5. You're only searching for jobs on the Internet
While job boards and company Web sites are a great starting place to find a job, the majority of open positions are never advertised, Powers says. Communicate with people who can help you: human resource managers, recruiters and successful professionals will all be key in discovering new opportunities.
6. You're not doing your research
This might be the most basic piece of job advice out there, yet some people still choose not to follow it. Executives polled by RHI said 25 percent of candidates didn't have any knowledge of the company or industry to which they're applying.
Things change every day in business, especially in today's market. It's important to know of any changes going on at the company where you're applying. If you are applying for work in a new industry, do some research to prove that you can be a valuable addition to that field.

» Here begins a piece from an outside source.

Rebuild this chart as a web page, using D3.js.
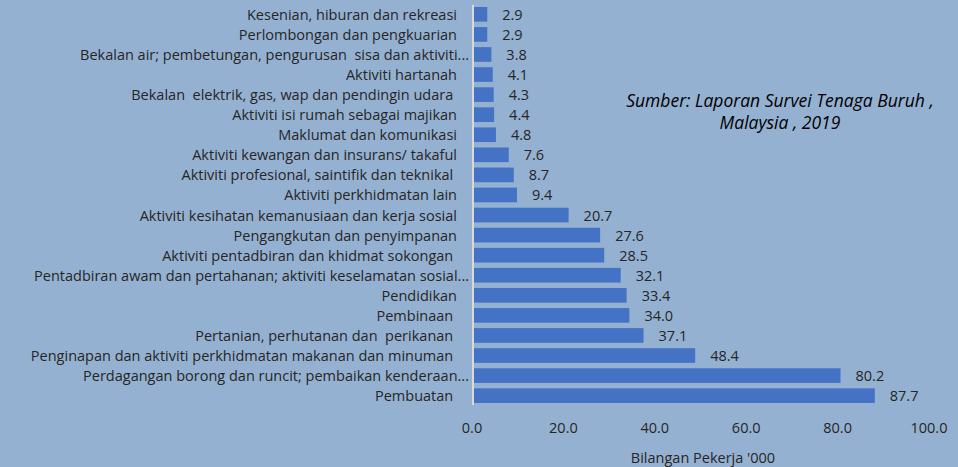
<!DOCTYPE html>
<html>
<head>
<meta charset="utf-8">
<script src="https://cdn.jsdelivr.net/npm/d3@7"></script>
<style>
  html, body { margin: 0; padding: 0; background: #95b1d1; }
  svg { display: block; font-family: "Open Sans", "Noto Sans", sans-serif; }
  text { white-space: pre; }
</style>
</head>
<body>
<svg id="chart" width="958" height="467"></svg>
<script>
// categories, top to bottom as in the picture
const categories = [
  "Kesenian, hiburan dan rekreasi",
  "Perlombongan dan pengkuarian",
  "Bekalan air; pembetungan, pengurusan  sisa dan aktiviti...",
  "Aktiviti hartanah",
  "Bekalan  elektrik, gas, wap dan pendingin udara ",
  "Aktiviti isi rumah sebagai majikan",
  "Maklumat dan komunikasi",
  "Aktiviti kewangan dan insurans/ takaful",
  "Aktiviti profesional, saintifik dan teknikal ",
  "Aktiviti perkhidmatan lain",
  "Aktiviti kesihatan kemanusiaan dan kerja sosial",
  "Pengangkutan dan penyimpanan",
  "Aktiviti pentadbiran dan khidmat sokongan ",
  "Pentadbiran awam dan pertahanan; aktiviti keselamatan sosial...",
  "Pendidikan",
  "Pembinaan ",
  "Pertanian, perhutanan dan  perikanan ",
  "Penginapan dan aktiviti perkhidmatan makanan dan minuman ",
  "Perdagangan borong dan runcit; pembaikan kenderaan...",
  "Pembuatan "
];
const workers = [2.9, 2.9, 3.8, 4.1, 4.3, 4.4, 4.8, 7.6, 8.7, 9.4, 20.7, 27.6, 28.5, 32.1, 33.4, 34.0, 37.1, 48.4, 80.2, 87.7];
const xTicks = [0, 20, 40, 60, 80, 100];
const axisTitle = "Bilangan Pekerja '000";
const sourceLines = ["Sumber: Laporan Survei Tenaga Buruh ,", "Malaysia , 2019"];

const svg = d3.select("#chart");
const textColor = "#262626";
const fs = 14.5;

const x = d3.scaleLinear().domain([0, 100]).range([474, 931]);
const y = d3.scaleBand().domain(d3.range(categories.length)).range([5, 405]).paddingInner(0.27).paddingOuter(0.1);

// bars
svg.append("g")
  .selectAll("rect")
  .data(workers)
  .join("rect")
  .attr("x", x(0))
  .attr("y", (d, i) => y(i))
  .attr("width", d => x(d) - x(0))
  .attr("height", y.bandwidth())
  .attr("fill", "#4472c4");

// vertical axis line
svg.append("line")
  .attr("x1", x(0) - 1).attr("x2", x(0) - 1)
  .attr("y1", 5).attr("y2", 405)
  .attr("stroke", "#d9d9d9")
  .attr("stroke-width", 2);

// category labels
svg.append("g")
  .selectAll("text")
  .data(categories)
  .join("text")
  .attr("x", d => d.endsWith("...") ? 469 : 457)
  .attr("y", (d, i) => y(i) + y.bandwidth() / 2)
  .attr("text-anchor", "end")
  .attr("dominant-baseline", "central")
  .attr("font-size", fs)
  .attr("fill", textColor)
  .text(d => d);

// value labels
svg.append("g")
  .selectAll("text")
  .data(workers)
  .join("text")
  .attr("x", d => x(d) + 15)
  .attr("y", (d, i) => y(i) + y.bandwidth() / 2)
  .attr("dominant-baseline", "central")
  .attr("font-size", fs)
  .attr("fill", textColor)
  .text(d => d.toFixed(1));

// x tick labels
svg.append("g")
  .selectAll("text")
  .data(xTicks)
  .join("text")
  .attr("x", d => x(d) - 2)
  .attr("y", 427)
  .attr("text-anchor", "middle")
  .attr("dominant-baseline", "central")
  .attr("font-size", fs)
  .attr("fill", textColor)
  .text(d => d.toFixed(1));

// axis title
svg.append("text")
  .attr("x", 703)
  .attr("y", 457)
  .attr("text-anchor", "middle")
  .attr("dominant-baseline", "central")
  .attr("font-size", fs)
  .attr("fill", textColor)
  .text(axisTitle);

// source note
svg.append("g")
  .selectAll("text")
  .data(sourceLines)
  .join("text")
  .attr("x", 780)
  .attr("y", (d, i) => 100 + i * 22)
  .attr("text-anchor", "middle")
  .attr("dominant-baseline", "central")
  .attr("font-size", 17.5)
  .attr("font-style", "italic")
  .attr("fill", "#000")
  .text(d => d);
</script>
</body>
</html>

7. You're blanketing the market with your résumé
"Attractive candidates demonstrate strategic marketing. Blanketing the market with your résumé demonstrates desperation and lack of strategic thinking," Powers says. Don't send résumés to every single job opening out there. Identify the organizations that meet your requirements and go from there.
8. You're not following up
Too many job seekers assume that if they haven't heard back from an employer, it's because they've been shot down for the position. While that may be true, there is also every possibility that your résumé never made it to its final destination or it got lost in the flood of submissions. Eighty-two percent of executives say candidates should contact hiring managers via e-mail, phone or personalized letter within two weeks of submitting their résumés, according to RHI. Just contact the hiring manager to say that you wanted to confirm your application was received and ask if there is anything else they need from you.
9. You have too many distractions
Try to focus on only your job search for a couple hours each day -- don't check your personal e-mail, make phone calls or surf the Internet (unless it's for jobs).
"Conducting a job campaign is a full-time job. As with any job, to achieve results, one needs to set goals and develop an action plan to achieve the goals," Powers says.
10. You don't ask for the job
Many candidates are shy about being to outspoken or upfront about their desire for the job, but many hiring managers will be impressed with your candor.
"Employers are looking for candidates who are excited about the position," Powers says. Be forward and ask for the position by telling the interviewer why it is a good fit for you and the organization.